A complete waveform comparison of post-Newtonian and numerical relativity in eccentric orbits

TL;DR

This paper compares post-Newtonian and numerical relativity waveforms for eccentric binary orbits, analyzing frequency, amplitude, and phase to assess their agreement and identify divergence points near merger.

Contribution

It provides a comprehensive comparison of PN and NR waveforms in eccentric orbits, including higher-order modes and various configurations, extending previous analyses with detailed mode and eccentricity assessments.

Findings

PN and NR waveforms show consistent inspiral behavior.

Amplitude comparisons favor quadrupole moments of Ψ4^{22}.

Discrepancies increase with eccentricity and near merger.

Abstract

This study presents a thorough comparative analysis between post-Newtonian (PN) and numerically relativistic (NR) waveforms in eccentric orbits, covering nonspinning and spin-aligned configurations.
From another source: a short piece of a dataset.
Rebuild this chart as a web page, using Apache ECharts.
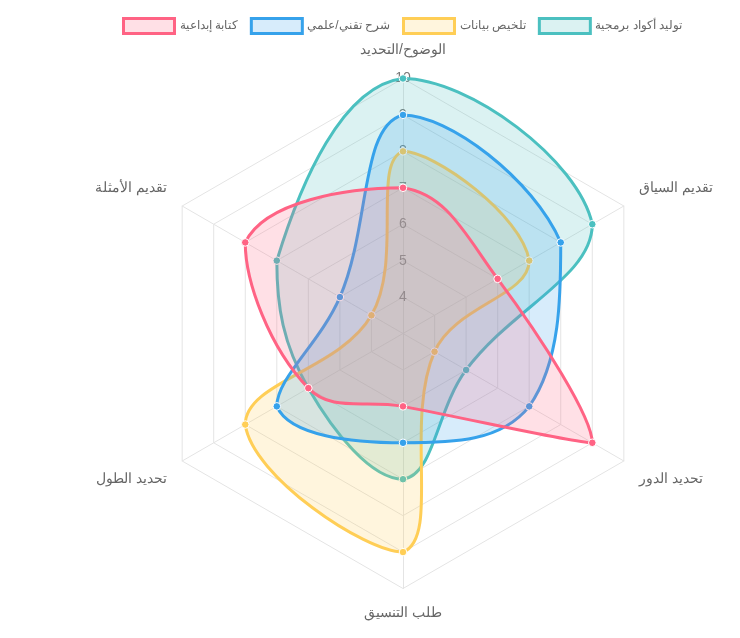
<!DOCTYPE html>
<html>
<head>
<meta charset="utf-8">
<script src="https://cdn.jsdelivr.net/npm/echarts@6/dist/echarts.min.js"></script>
<style>
  html, body { margin: 0; padding: 0; background: #fff; }
  #chart { width: 740px; height: 638px; }
</style>
</head>
<body>
<div id="chart"></div>
<script>
// axes, clockwise from the top
const categories = ['الوضوح/التحديد', 'تقديم السياق', 'تحديد الدور', 'طلب التنسيق', 'تحديد الطول', 'تقديم الأمثلة'];
const seriesNames = ['كتابة إبداعية', 'شرح تقني/علمي', 'تلخيص بيانات', 'توليد أكواد برمجية'];
const creativeWriting = [7, 6, 9, 5, 6, 8];
const technicalExplain = [9, 8, 7, 6, 7, 5];
const dataSummary = [8, 7, 4, 9, 8, 4];
const codeGeneration = [10, 9, 5, 7, 6, 7];
const scaleMin = 3;
const scaleMax = 10;

const lineColors = ['rgb(255, 99, 132)', 'rgb(54, 162, 235)', 'rgb(255, 206, 86)', 'rgb(75, 192, 192)'];
const fillColors = ['rgba(255, 99, 132, 0.2)', 'rgba(54, 162, 235, 0.2)', 'rgba(255, 206, 86, 0.2)', 'rgba(75, 192, 192, 0.2)'];
const allValues = [creativeWriting, technicalExplain, dataSummary, codeGeneration];

const font = "'Helvetica Neue', Helvetica, Arial, sans-serif";
const center = [403, 333.5];
const radius = 255;
const step = 360 / categories.length;
const tension = 0.4;

const clamp = (v, lo, hi) => Math.max(lo, Math.min(hi, v));

// closed spline, control points kept inside the box of the points
function loopRenderer(values, stroke, fill) {
  return function (params, api) {
    if (params.dataIndex !== 0) return null;
    const pts = values.map((v, i) => api.coord([v, i * step]));
    const n = pts.length;
    const xs = pts.map((p) => p[0]);
    const ys = pts.map((p) => p[1]);
    const box = [Math.min(...xs), Math.max(...xs), Math.min(...ys), Math.max(...ys)];
    const cap = (q) => [clamp(q[0], box[0], box[1]), clamp(q[1], box[2], box[3])];
    const cps = pts.map((p, i) => {
      const prev = pts[(i + n - 1) % n];
      const next = pts[(i + 1) % n];
      const d01 = Math.hypot(p[0] - prev[0], p[1] - prev[1]);
      const d12 = Math.hypot(next[0] - p[0], next[1] - p[1]);
      let s01 = d01 / (d01 + d12);
      let s12 = d12 / (d01 + d12);
      if (isNaN(s01)) s01 = 0;
      if (isNaN(s12)) s12 = 0;
      const fa = tension * s01;
      const fb = tension * s12;
      return {
        before: cap([p[0] - fa * (next[0] - prev[0]), p[1] - fa * (next[1] - prev[1])]),
        after: cap([p[0] + fb * (next[0] - prev[0]), p[1] + fb * (next[1] - prev[1])])
      };
    });
    let d = 'M' + pts[0][0] + ' ' + pts[0][1];
    for (let i = 0; i < n; i++) {
      const j = (i + 1) % n;
      d += ' C' + cps[i].after.join(' ') + ' ' + cps[j].before.join(' ') + ' ' + pts[j].join(' ');
    }
    d += ' Z';
    const children = [{
      type: 'path',
      shape: { pathData: d },
      style: { fill: fill, stroke: stroke, lineWidth: 3 }
    }];
    pts.forEach((p) => {
      children.push({
        type: 'circle',
        shape: { cx: p[0], cy: p[1], r: 3.8 },
        style: { fill: stroke, stroke: '#fff', lineWidth: 1 }
      });
    });
    return { type: 'group', children: children };
  };
}

// chart.js paints the last dataset first
const series = [];
for (let k = allValues.length - 1; k >= 0; k--) {
  series.push({
    type: 'custom',
    name: seriesNames[k],
    coordinateSystem: 'polar',
    itemStyle: { color: lineColors[k] },
    renderItem: loopRenderer(allValues[k], lineColors[k], fillColors[k]),
    data: allValues[k].map((v, i) => [v, i * step]),
    silent: true
  });
}

// echarts radar runs counter-clockwise, so flip the order after the first axis
const radarOrder = [0].concat(categories.map((c, i) => i).slice(1).reverse());

// nudge the side labels up or down like the original
function nameStyle(name) {
  const i = categories.indexOf(name);
  if (i === 0) return 'top';
  if (i === 1 || i === 5) return 'up';
  if (i === 2 || i === 4) return 'down';
  return 'plain';
}
const nameText = { color: '#666', fontSize: 14, fontFamily: font };

const chart = echarts.init(document.getElementById('chart'));
chart.setOption({
  animation: false,
  legend: {
    top: 12,
    left: 117,
    itemWidth: 51,
    itemHeight: 15,
    itemGap: 12,
    textStyle: { color: '#666', fontSize: 12, fontFamily: font },
    data: seriesNames.map((name, i) => ({
      name: name,
      icon: 'rect',
      itemStyle: { color: fillColors[i], borderColor: lineColors[i], borderWidth: 3 }
    }))
  },
  radar: {
    center: center,
    radius: radius,
    startAngle: 90,
    shape: 'polygon',
    splitNumber: scaleMax - scaleMin,
    nameGap: 18,
    indicator: radarOrder.map((i) => ({ name: categories[i], min: scaleMin, max: scaleMax })),
    axisName: {
      color: '#666',
      fontSize: 14,
      fontFamily: font,
      formatter: (name) => '{' + nameStyle(name) + '|' + name + '}',
      rich: {
        top: Object.assign({ padding: [0, 0, 3, 0] }, nameText),
        up: Object.assign({ padding: [0, 0, 18, 0] }, nameText),
        down: Object.assign({ padding: [18, 0, 0, 0] }, nameText),
        plain: Object.assign({}, nameText)
      }
    },
    axisLine: { lineStyle: { color: '#e4e4e4' } },
    splitLine: { lineStyle: { color: '#e4e4e4' } },
    splitArea: { show: false },
    axisTick: { show: false },
    axisLabel: { show: false }
  },
  polar: { center: center, radius: radius },
  angleAxis: {
    type: 'value', min: 0, max: 360, startAngle: 90, clockwise: true, show: false
  },
  radiusAxis: {
    type: 'value',
    min: scaleMin,
    max: scaleMax,
    interval: 1,
    axisLine: { show: false },
    axisTick: { show: false },
    splitLine: { show: false },
    axisLabel: {
      margin: 0,
      align: 'center',
      verticalAlign: 'middle',
      color: '#777',
      fontSize: 14,
      fontFamily: font,
      formatter: (v) => (v === scaleMin ? '' : String(v))
    }
  },
  series: series
});
</script>
</body>
</html>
The comparison examines frequency, amplitude, and phase characteristics of various harmonic modes, such as 22, 21, 33, 32, 44, 43, and 55 modes. The study utilizes eccentric PN waveforms based on 3PN quasi-Keplerian parameterization with 3PN radiative reaction, surpassing Newtonian quadrupole moment with higher-order moments. NR waveforms from RIT and SXS catalogs span mass ratios from 1/4 to 1, eccentricities up to 0.45, and durations exceeding $17000M$ across nonspinning and spin-aligned configurations. Focusing on the 22 mode, frequency comparisons between quadrupole and higher-order moments of $\Psi_4^{22}$ and $h^{22}$ were conducted. Amplitude comparisons revealed superior accuracy in quadrupole moments of $\Psi_4^{22}$. Analysis of total 180 sets of eccentric waveforms showed increasing fitting residuals with rising eccentricity, correlating with smaller mass ratios. Comparisons of initial eccentricity from PN fitting, 3PN quasi-Keplerian parameterization, and RIT/SXS catalogs revealed alignment discrepancies. Frequency, phase, and amplitude comparisons of 22 modes showed consistent inspiral behavior between PN and NR, with divergences near merger for nonspinning PN and pre-200M for spin-aligned PN.